Midge Frazel said...

The gravestone with the leg is older than the death date of either man (1944 or 1958). Perhaps it is the grave of an older ancestor?

BTW, the man name is Couch, right? fM you typed Counch.

I looked in Gaylord Cooper's book, the AGS Guide #8 Symbolism and Sharon Carmack's guide and found no reference to an anvil or a leg.

Robin said...

Oh, forgot to mention, I was told that the headstone for Charles and Billy was not bought till after his son's death. His son did not have a headstone nor did Charles. I'm not sure when it was bought, but it was much later than either death. and yes his name is couch

footnoteMaven said...

In Christian symbolism, the anvil is an attribute of St.
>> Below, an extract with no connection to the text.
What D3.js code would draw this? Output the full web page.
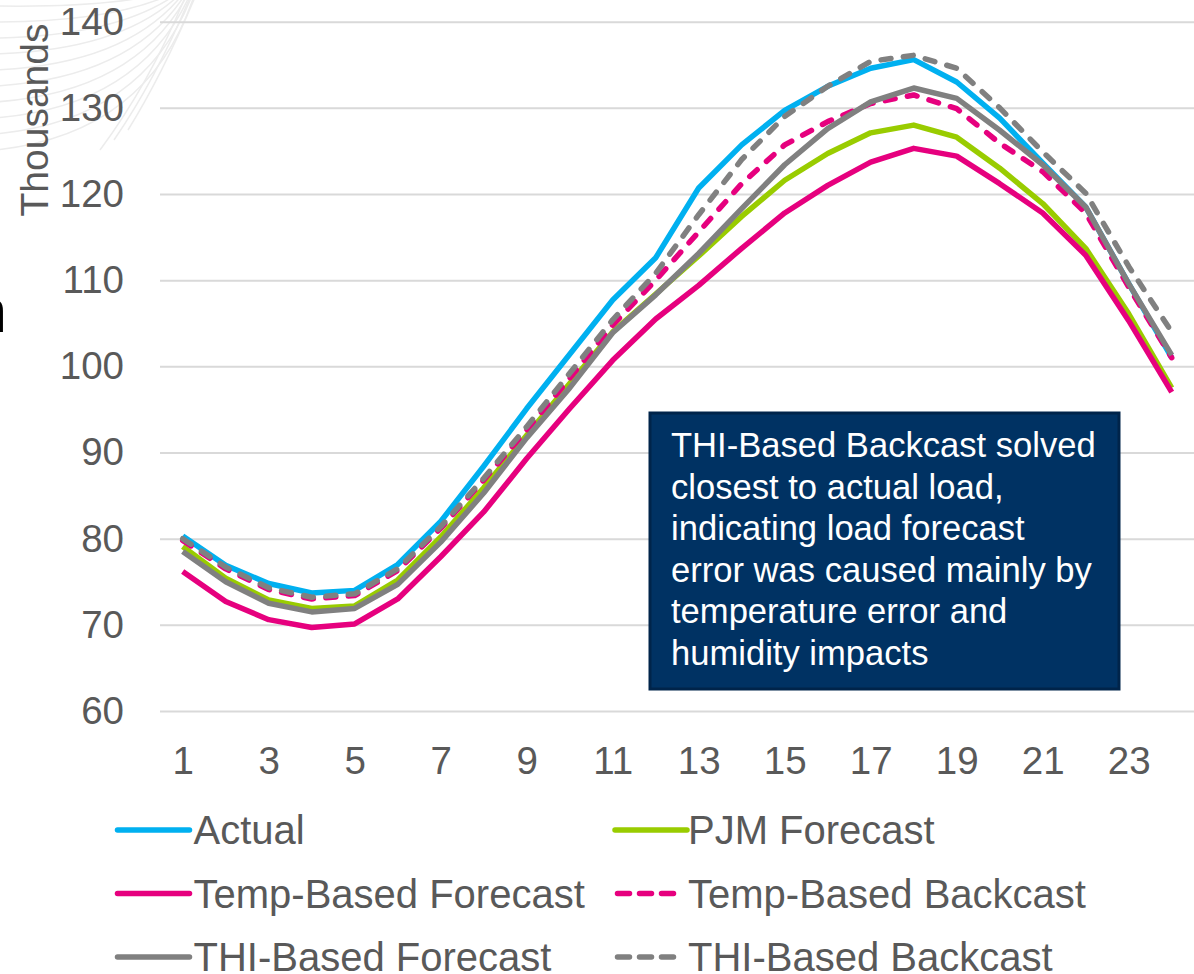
<!DOCTYPE html>
<html>
<head>
<meta charset="utf-8">
<script src="https://cdn.jsdelivr.net/npm/d3@7"></script>
<style>
  html, body { margin: 0; padding: 0; background: #fff; }
  svg { display: block; font-family: "Liberation Sans", Arial, sans-serif; }
</style>
</head>
<body>
<svg id="chart" width="1194" height="974"></svg>
<script>
// ---------- data ----------
const hours = [1,2,3,4,5,6,7,8,9,10,11,12,13,14,15,16,17,18,19,20,21,22,23,24];
const xTickLabels = [1,3,5,7,9,11,13,15,17,19,21,23];
const yTicks = [60,70,80,90,100,110,120,130,140];

const actual   = [80.3,76.9,74.8,73.7,74.0,77.0,82.0,88.4,95.1,101.4,107.7,112.6,120.7,125.7,129.7,132.5,134.6,135.6,133.0,128.8,123.6,118.5,109.6,101.0];
const pjm      = [79.1,75.4,72.9,71.9,72.2,75.2,80.2,85.9,92.0,98.0,104.0,108.4,112.8,117.4,121.6,124.7,127.1,128.0,126.6,123.0,118.9,113.7,106.1,97.5];
const tempFcst = [76.2,72.7,70.6,69.7,70.1,73.0,77.9,83.1,89.3,95.1,100.7,105.5,109.4,113.7,117.8,121.0,123.7,125.3,124.4,121.2,117.8,112.9,105.3,97.0];
const tempBack = [79.8,76.5,74.1,73.0,73.4,76.3,81.2,86.8,92.6,98.6,104.8,110.0,115.6,121.2,125.7,128.4,130.5,131.5,129.9,125.9,122.6,117.8,109.2,101.0];
const thiFcst  = [78.5,75.0,72.5,71.5,71.9,74.7,79.6,85.3,91.7,97.5,103.9,108.3,113.1,118.3,123.4,127.6,130.7,132.3,131.1,127.4,123.4,118.5,109.6,101.3];
const thiBack  = [80.0,76.7,74.3,73.2,73.6,76.5,81.4,87.0,93.0,99.2,105.4,110.8,117.6,124.0,129.0,132.5,135.4,136.1,134.6,130.0,124.9,120.1,111.6,104.0];

const seriesNames  = ["Actual","PJM Forecast","Temp-Based Forecast","Temp-Based Backcast","THI-Based Forecast","THI-Based Backcast"];
const seriesValues = [actual, pjm, tempFcst, tempBack, thiFcst, thiBack];
const seriesColors = ["#00B0F0","#99CC00","#E6007E","#E6007E","#808080","#808080"];
const seriesDashed = [false,false,false,true,false,true];

const axisTitle = "Thousands";
const noteLines = ["THI-Based Backcast solved","closest to actual load,","indicating load forecast","error was caused mainly by","temperature error and","humidity impacts"];

// ---------- layout ----------
const svg = d3.select("#chart");
const plotLeft = 160, plotRight = 1194, plotTop = 21.7, plotBottom = 711;
const textColor = "#595959";

// decorative background strokes (slide artwork, top-left)
const deco = svg.append("g").attr("fill","none").attr("stroke","#ececec").attr("stroke-width",1.5);
for (let i = 0; i < 10; i++) {
  const p = d3.path();
  const y0 = 6 + i * 16;
  p.moveTo(-5, y0);
  p.quadraticCurveTo(115 + i * 4, y0 + 2 - i * 2, 178 + i * 2, -10);
  deco.append("path").attr("d", p.toString());
}
for (let i = 0; i < 3; i++) {
  const p = d3.path();
  p.moveTo(100 + i * 14, 150 - i * 10);
  p.quadraticCurveTo(152 + i * 6, 80 - i * 4, 188 + i * 5, -10);
  deco.append("path").attr("d", p.toString());
}

// cut-off slide text at left edge
svg.append("text").attr("x", 7).attr("y", 332).attr("text-anchor","end")
  .attr("font-size", 62).attr("fill","#000").text("n");

const x = d3.scalePoint().domain(hours).range([182.7, 1171.7]);
const y = d3.scaleLinear().domain([60,140]).range([plotBottom, plotTop]);

// y axis with gridlines
const yAxis = svg.append("g").attr("transform", `translate(${plotLeft},0)`)
  .call(d3.axisLeft(y).tickValues(yTicks).tickSize(-(plotRight - plotLeft)).tickPadding(36));
yAxis.select(".domain").remove();
yAxis.selectAll(".tick line").attr("stroke","#D9D9D9").attr("stroke-width",2);
yAxis.selectAll(".tick text").attr("font-size",38.5).attr("fill",textColor)
  .attr("font-family","'Liberation Sans', Arial, sans-serif");

// x axis labels
const xAxis = svg.append("g").attr("transform", `translate(0,${plotBottom})`)
  .call(d3.axisBottom(x).tickValues(xTickLabels).tickSize(0).tickPadding(36));
xAxis.select(".domain").remove();
xAxis.selectAll(".tick text").attr("font-size",38.5).attr("fill",textColor)
  .attr("font-family","'Liberation Sans', Arial, sans-serif");

// axis title
svg.append("text").attr("transform","translate(48,120) rotate(-90)")
  .attr("text-anchor","middle").attr("font-size",39).attr("fill",textColor).text(axisTitle);

// lines
const line = d3.line().x((d,i) => x(hours[i])).y(d => y(d));
const lines = svg.append("g");
seriesValues.forEach((vals, k) => {
  lines.append("path").datum(vals)
    .attr("d", line)
    .attr("fill","none")
    .attr("stroke", seriesColors[k])
    .attr("stroke-width", 5.5)
    .attr("stroke-linejoin","round")
    .attr("stroke-linecap", seriesDashed[k] ? "round" : "butt")
    .attr("stroke-dasharray", seriesDashed[k] ? "10,12.5" : null);
});

// annotation box
const note = svg.append("g");
note.append("rect").attr("x",650).attr("y",413).attr("width",469).attr("height",276)
  .attr("fill","#003263").attr("stroke","#00244a").attr("stroke-width",3);
note.selectAll("text").data(noteLines).join("text")
  .attr("x",671).attr("y",(d,i) => 457 + i * 41.6)
  .attr("font-size",34.6).attr("fill","#fff").text(d => d);

// legend
const legend = svg.append("g");
const colX = [117.5, 615];
const rowY = [830, 893.5, 957];
seriesNames.forEach((name, k) => {
  const cx = colX[k % 2], cy = rowY[Math.floor(k / 2)];
  const g = legend.append("g");
  if (seriesDashed[k]) {
    g.append("line").attr("x1", cx + 2.5).attr("x2", cx + 68).attr("y1", cy).attr("y2", cy)
      .attr("stroke", seriesColors[k]).attr("stroke-width",5.5)
      .attr("stroke-linecap","round").attr("stroke-dasharray","12,10");
  } else {
    g.append("line").attr("x1", cx).attr("x2", cx + 72).attr("y1", cy).attr("y2", cy)
      .attr("stroke", seriesColors[k]).attr("stroke-width",5.5).attr("stroke-linecap","round");
  }
  g.append("text").attr("x", cx + (k % 2 ? 73 : 76)).attr("y", cy + 14)
    .attr("font-size",40).attr("fill",textColor).text(name);
});
</script>
</body>
</html>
Eligius (Eloy), the patron saint of blacksmiths.

In early symbolism an articulated leg meant walk, run, or go. I did not find it associated with headstones, though.


Gale Wall said...

Richard Waterhouse does a symbolism newsletter. He now has a web site and blog:

Gale Wall said...

A possibility to consider is that he lost a leg and it was buried. We have a burial in Eastside Cemetery [Reno Co., KS] of a woman's leg. When she died she was buried in another lot.

S. Lincecum said...

Douglas Keister's _Stories in Stone_ states "the human foot symbolizes humility and service since it touches the earth. The washing of feet was a common practice in biblical times. It is referred to in Luke 7...And at length in John 13."

S. Lincecum said...

Forgot to add info about the anvil! (Also from Douglas Keister's book.) "The anvil symbolizes the primordial forging of the universe. It is an attribute of the storm and thunder gods Vulcan (Roman) and Thor (Norse)." He also adds what fM stated about the Christian symbolism.

Jonathan said...

It wasn't uncommon for an individual to have a limb buried after it was amputated, which builds on the belief of a resurrection during the last coming when the body would be remade whole. Presumably by burying the limb you'd know where it was.

Regarding the anvil - they're also commonly used by another type of metal worker, a farrier. It's very possible in a small community that a person would list their occupation as "farmer" even though they also provided blacksmith and/or farrier services to the community. My grandfather shoed horses (farrier work) and sharpened and repaired tools (blacksmith work) but listed his occupation as "farmer" or "teacher" depending on census year (he taught high school as well).

Robin said...

thanks for all the information. Now that I have read all this, I am starting to put some pieces together.

Bernadett said...

Although there are many symbolic headstones, which represent profession, there are very few blacksmiths who would use this as a headstone, especially in 1925. It would have seemed quite strange to most people at the time. Although today we try to show individuality in our choice of headstones, I don't believe it was common for that time in small community.

My guess is that the footstone, now placed on top of the headstone, is probably older and marked the resting place, until the headstone was erected.

As for the Anvil: Especially in the USA/England in the 1920s, heavy industry was connected with signs of modernity and hope. As such the anvil could represent strength and the promise of a brighter future.